= LeRoy and Pictet =

LeRoy and Pictet was a co-operative company which recruited Germans to settle in Russia in the 18th century, under commission by Tsarina Catherine the Great.

The company was formed by LeRoy, a Frenchman, Pictet, a Swiss from Geneva, and Sonntag, a German. There were two other corporations active in the field of recruiting settlers to Russia, one formed by the Frenchman Baron Caneu de Beauregard with Major Otto Friedrich of Monjou and the other, with no independent funding, by Jean de Boffe, Meusnier de Precour, and Quentin Benjamin Coulhette d'Hautervive.

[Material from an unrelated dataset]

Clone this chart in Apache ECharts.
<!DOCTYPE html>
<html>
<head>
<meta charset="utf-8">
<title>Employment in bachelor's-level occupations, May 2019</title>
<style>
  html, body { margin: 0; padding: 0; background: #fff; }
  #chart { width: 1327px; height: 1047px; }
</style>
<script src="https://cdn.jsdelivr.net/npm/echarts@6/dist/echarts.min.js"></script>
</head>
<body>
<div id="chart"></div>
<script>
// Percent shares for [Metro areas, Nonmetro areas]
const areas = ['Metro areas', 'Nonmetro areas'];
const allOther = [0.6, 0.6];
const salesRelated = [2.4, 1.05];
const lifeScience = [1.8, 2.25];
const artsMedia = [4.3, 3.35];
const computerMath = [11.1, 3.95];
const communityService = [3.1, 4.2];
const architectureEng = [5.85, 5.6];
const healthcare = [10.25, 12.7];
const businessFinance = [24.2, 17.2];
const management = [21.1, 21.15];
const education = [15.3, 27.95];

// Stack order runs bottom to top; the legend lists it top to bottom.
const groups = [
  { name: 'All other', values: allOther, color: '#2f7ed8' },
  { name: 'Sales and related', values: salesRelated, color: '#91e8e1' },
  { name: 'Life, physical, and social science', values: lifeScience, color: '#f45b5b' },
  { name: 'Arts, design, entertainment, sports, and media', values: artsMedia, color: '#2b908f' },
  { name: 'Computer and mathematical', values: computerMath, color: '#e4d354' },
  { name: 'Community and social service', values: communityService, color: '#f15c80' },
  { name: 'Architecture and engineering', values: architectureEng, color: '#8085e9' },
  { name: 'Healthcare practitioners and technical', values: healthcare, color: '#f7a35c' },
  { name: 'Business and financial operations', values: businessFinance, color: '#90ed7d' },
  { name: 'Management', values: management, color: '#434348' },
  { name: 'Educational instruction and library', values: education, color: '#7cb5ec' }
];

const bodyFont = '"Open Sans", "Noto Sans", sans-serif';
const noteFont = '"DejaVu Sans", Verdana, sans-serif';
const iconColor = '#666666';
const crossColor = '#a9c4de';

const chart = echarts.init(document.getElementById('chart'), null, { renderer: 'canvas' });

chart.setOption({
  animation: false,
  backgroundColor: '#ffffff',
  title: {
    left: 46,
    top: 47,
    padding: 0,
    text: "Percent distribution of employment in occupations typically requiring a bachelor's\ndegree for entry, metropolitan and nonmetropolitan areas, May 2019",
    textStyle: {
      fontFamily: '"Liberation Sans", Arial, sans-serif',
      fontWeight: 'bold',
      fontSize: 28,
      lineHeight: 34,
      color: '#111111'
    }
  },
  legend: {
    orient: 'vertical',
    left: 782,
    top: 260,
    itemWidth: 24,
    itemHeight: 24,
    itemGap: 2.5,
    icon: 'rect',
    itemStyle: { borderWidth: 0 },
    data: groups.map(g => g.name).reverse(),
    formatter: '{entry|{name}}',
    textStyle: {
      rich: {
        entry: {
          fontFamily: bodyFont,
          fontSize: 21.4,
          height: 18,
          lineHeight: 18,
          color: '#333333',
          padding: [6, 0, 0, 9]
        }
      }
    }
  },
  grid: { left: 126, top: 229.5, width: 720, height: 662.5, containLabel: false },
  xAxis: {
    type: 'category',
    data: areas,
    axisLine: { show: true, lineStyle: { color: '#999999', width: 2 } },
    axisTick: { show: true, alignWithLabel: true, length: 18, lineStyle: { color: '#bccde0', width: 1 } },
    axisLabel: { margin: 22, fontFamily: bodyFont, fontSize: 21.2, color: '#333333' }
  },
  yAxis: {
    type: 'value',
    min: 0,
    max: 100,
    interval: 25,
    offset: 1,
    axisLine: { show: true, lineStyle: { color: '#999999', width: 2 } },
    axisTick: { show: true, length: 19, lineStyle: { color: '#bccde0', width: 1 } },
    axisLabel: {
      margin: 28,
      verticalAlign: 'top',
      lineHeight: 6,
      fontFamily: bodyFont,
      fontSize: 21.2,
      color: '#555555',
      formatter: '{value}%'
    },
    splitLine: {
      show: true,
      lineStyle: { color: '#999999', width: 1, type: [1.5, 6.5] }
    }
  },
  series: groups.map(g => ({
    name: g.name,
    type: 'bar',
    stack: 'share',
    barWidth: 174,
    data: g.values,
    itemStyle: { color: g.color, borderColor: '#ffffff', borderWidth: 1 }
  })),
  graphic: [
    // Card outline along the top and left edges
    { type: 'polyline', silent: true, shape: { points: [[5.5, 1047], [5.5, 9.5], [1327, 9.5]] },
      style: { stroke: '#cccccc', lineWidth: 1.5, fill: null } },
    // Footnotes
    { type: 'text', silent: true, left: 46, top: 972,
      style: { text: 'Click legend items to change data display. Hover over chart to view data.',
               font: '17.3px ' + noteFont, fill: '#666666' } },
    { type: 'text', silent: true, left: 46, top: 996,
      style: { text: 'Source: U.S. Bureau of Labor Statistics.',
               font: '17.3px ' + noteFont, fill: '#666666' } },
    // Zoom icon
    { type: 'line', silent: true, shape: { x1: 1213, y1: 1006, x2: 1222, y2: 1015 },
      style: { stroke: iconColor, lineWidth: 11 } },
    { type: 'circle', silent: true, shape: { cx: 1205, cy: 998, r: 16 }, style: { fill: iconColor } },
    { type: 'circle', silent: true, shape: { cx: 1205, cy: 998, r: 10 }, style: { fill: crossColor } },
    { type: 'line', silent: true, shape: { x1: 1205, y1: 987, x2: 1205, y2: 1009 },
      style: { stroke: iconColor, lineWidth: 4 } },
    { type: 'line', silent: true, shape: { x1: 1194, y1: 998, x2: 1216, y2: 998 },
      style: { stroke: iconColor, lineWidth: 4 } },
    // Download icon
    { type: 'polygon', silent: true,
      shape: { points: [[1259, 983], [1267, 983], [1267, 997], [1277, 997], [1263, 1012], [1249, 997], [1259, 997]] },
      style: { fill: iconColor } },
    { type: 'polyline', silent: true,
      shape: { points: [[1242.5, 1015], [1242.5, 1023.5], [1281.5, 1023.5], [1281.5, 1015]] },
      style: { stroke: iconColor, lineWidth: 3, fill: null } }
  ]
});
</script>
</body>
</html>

To settlers wearied by wars and economic crises, Catherine promised freedom of religion, exemptions from taxes and military service, and the right to dispose of their land as they wished. Thousands of German craftsmen and farmers responded to these recruitment efforts and founded 103 German villages on both sides of the Volga; they are thus known as the Volga Germans. Le Roy and Pictet established 25 colonies comprising 1,530 families with 5,339 people, along the Volga south of Saratov and to the east on its left tributaries the Karaman and Tarlyk, for example the colony of Lauwe, now Yablonovka, founded as a Lutheran colony on 19 August 1767. Le Roy and Pictet later became managers of the colonies.